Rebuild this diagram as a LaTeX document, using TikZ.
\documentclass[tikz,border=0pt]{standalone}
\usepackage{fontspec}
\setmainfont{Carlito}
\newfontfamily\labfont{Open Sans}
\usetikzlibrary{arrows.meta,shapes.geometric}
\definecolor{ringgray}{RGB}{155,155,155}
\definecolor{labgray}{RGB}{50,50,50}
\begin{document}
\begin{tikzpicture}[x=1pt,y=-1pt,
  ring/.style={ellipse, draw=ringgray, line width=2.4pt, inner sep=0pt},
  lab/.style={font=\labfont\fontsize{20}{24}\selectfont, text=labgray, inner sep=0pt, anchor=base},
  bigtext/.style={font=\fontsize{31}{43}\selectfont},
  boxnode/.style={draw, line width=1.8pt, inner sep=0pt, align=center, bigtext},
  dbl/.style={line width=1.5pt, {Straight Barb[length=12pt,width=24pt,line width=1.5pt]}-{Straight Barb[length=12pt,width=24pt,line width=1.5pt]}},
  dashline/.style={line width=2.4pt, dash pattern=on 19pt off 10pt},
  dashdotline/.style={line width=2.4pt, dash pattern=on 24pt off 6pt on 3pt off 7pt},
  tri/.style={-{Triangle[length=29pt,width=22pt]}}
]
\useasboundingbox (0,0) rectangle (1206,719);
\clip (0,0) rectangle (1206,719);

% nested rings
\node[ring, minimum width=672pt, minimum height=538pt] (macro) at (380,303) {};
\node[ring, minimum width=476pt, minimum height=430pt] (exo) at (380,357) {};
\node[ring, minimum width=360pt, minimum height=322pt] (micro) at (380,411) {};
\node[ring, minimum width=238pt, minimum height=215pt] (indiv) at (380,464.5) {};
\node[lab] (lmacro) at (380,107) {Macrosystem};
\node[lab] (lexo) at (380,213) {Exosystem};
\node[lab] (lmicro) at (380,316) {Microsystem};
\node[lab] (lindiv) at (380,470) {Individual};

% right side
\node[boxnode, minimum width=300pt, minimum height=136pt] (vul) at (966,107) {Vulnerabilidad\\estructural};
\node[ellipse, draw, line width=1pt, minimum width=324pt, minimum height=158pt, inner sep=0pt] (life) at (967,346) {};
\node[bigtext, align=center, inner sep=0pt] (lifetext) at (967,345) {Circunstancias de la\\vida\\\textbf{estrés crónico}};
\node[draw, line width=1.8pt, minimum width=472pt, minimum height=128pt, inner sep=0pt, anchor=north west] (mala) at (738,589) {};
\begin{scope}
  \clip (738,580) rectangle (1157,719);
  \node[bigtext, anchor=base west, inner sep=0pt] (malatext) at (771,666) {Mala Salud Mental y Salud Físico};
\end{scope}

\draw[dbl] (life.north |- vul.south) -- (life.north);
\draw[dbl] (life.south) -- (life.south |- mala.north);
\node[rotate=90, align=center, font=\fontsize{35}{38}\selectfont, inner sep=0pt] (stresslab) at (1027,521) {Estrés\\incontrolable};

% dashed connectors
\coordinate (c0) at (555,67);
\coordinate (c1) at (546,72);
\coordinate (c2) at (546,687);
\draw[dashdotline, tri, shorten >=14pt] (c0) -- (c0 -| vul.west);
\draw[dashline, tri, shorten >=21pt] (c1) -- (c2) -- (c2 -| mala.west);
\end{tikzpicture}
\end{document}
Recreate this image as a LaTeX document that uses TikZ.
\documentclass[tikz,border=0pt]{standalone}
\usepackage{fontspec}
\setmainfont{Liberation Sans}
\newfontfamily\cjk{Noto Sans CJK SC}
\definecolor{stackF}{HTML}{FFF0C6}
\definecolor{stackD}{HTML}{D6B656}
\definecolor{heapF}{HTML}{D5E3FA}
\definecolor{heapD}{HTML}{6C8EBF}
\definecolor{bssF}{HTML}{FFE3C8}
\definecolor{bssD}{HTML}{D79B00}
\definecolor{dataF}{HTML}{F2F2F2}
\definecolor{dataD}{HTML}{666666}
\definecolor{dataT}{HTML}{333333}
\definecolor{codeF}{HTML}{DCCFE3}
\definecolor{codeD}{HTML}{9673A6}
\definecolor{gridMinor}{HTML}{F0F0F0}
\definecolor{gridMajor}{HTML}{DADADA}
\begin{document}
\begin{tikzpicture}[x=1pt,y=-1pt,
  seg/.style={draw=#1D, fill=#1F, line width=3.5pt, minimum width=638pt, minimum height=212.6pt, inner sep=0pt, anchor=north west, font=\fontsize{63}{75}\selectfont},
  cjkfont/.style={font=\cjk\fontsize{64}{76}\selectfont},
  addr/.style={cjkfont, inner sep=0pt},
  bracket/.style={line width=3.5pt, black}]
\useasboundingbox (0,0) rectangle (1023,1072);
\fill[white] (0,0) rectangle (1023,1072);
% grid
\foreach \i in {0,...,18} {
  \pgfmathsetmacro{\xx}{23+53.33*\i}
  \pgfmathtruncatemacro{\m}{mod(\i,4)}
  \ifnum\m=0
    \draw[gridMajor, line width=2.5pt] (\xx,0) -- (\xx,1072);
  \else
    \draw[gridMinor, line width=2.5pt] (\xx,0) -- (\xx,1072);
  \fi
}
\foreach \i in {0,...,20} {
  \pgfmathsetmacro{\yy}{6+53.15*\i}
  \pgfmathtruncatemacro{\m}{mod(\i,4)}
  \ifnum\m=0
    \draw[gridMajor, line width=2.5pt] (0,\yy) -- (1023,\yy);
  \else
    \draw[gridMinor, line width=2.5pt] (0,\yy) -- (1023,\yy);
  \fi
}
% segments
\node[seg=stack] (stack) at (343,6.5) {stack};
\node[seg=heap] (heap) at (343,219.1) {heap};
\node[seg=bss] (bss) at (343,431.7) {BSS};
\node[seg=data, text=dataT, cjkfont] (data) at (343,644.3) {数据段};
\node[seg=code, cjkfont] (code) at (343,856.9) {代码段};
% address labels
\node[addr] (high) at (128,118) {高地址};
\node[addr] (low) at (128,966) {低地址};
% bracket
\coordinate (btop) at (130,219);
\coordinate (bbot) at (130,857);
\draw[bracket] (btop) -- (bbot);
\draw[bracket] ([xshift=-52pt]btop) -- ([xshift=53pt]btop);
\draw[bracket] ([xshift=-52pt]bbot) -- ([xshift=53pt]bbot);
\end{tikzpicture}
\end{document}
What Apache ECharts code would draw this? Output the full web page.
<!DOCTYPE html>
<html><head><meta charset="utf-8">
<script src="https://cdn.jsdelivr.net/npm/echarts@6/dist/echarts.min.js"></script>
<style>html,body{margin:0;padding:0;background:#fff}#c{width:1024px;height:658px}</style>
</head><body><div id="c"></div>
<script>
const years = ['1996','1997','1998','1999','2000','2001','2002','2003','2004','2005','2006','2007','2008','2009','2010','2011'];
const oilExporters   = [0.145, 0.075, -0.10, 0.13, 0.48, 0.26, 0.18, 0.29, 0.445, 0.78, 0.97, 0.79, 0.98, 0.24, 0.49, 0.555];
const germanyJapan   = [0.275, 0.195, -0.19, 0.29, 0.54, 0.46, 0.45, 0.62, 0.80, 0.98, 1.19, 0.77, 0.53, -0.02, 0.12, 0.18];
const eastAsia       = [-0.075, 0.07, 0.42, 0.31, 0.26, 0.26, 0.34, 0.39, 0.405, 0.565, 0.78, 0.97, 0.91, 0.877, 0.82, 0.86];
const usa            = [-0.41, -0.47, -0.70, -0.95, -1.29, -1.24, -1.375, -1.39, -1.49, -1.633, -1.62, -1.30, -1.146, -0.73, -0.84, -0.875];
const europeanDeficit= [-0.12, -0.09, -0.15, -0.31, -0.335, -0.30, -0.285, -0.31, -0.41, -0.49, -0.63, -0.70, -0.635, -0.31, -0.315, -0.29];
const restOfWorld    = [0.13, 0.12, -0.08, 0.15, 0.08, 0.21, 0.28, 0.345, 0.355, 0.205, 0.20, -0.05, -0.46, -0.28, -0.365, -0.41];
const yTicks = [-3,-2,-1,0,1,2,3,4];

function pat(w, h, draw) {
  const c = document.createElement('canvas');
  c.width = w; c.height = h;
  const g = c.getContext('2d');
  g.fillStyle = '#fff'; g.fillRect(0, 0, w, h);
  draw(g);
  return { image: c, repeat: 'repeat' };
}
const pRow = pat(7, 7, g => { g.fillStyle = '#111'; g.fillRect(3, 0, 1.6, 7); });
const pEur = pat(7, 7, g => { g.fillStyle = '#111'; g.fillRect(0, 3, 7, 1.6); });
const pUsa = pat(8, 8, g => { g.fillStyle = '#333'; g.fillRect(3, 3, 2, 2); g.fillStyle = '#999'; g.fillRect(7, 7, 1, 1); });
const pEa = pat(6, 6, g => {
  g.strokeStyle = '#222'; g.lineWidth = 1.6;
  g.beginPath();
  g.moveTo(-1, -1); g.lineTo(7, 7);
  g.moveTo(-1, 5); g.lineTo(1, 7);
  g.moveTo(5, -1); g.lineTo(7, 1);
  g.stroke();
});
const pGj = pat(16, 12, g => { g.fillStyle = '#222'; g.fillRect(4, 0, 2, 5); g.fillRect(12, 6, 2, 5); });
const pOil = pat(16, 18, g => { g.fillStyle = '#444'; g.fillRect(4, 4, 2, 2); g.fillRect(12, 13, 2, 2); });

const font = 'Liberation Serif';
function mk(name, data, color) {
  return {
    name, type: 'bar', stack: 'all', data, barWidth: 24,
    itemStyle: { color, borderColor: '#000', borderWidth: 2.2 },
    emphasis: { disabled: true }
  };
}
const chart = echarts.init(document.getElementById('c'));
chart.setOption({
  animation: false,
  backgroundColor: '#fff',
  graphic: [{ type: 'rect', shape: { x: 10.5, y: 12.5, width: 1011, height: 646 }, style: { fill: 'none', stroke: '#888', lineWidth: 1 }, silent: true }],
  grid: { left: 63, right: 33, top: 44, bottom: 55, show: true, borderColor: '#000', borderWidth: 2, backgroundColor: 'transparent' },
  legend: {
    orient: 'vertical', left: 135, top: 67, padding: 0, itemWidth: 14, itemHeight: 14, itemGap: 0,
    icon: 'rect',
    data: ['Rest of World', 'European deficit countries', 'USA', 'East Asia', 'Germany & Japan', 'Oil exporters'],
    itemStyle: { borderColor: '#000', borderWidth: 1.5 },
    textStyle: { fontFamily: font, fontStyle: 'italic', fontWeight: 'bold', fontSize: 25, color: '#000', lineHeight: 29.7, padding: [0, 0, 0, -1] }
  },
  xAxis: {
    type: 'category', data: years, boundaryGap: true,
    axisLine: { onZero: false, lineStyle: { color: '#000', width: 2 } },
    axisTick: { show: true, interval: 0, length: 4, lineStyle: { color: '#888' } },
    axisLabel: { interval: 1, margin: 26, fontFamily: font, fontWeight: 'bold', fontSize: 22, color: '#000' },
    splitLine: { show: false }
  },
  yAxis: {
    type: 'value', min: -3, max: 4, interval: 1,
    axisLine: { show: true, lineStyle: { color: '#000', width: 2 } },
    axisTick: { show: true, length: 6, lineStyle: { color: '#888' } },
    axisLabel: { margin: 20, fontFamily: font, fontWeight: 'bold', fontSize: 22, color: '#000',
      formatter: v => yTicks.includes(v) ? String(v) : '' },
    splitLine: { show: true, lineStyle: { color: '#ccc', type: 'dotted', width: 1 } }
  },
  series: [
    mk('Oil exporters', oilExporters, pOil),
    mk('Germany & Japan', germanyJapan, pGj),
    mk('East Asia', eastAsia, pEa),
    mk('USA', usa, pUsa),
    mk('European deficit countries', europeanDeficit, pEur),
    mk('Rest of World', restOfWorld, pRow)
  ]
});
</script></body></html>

####

*Objective*: Pull out all lines from the entries above that include the word "this".

*Answer*:
Rebuild this diagram as a LaTeX document, using TikZ.
Recreate this image as a LaTeX document that uses TikZ.
What Apache ECharts code would draw this? Output the full web page.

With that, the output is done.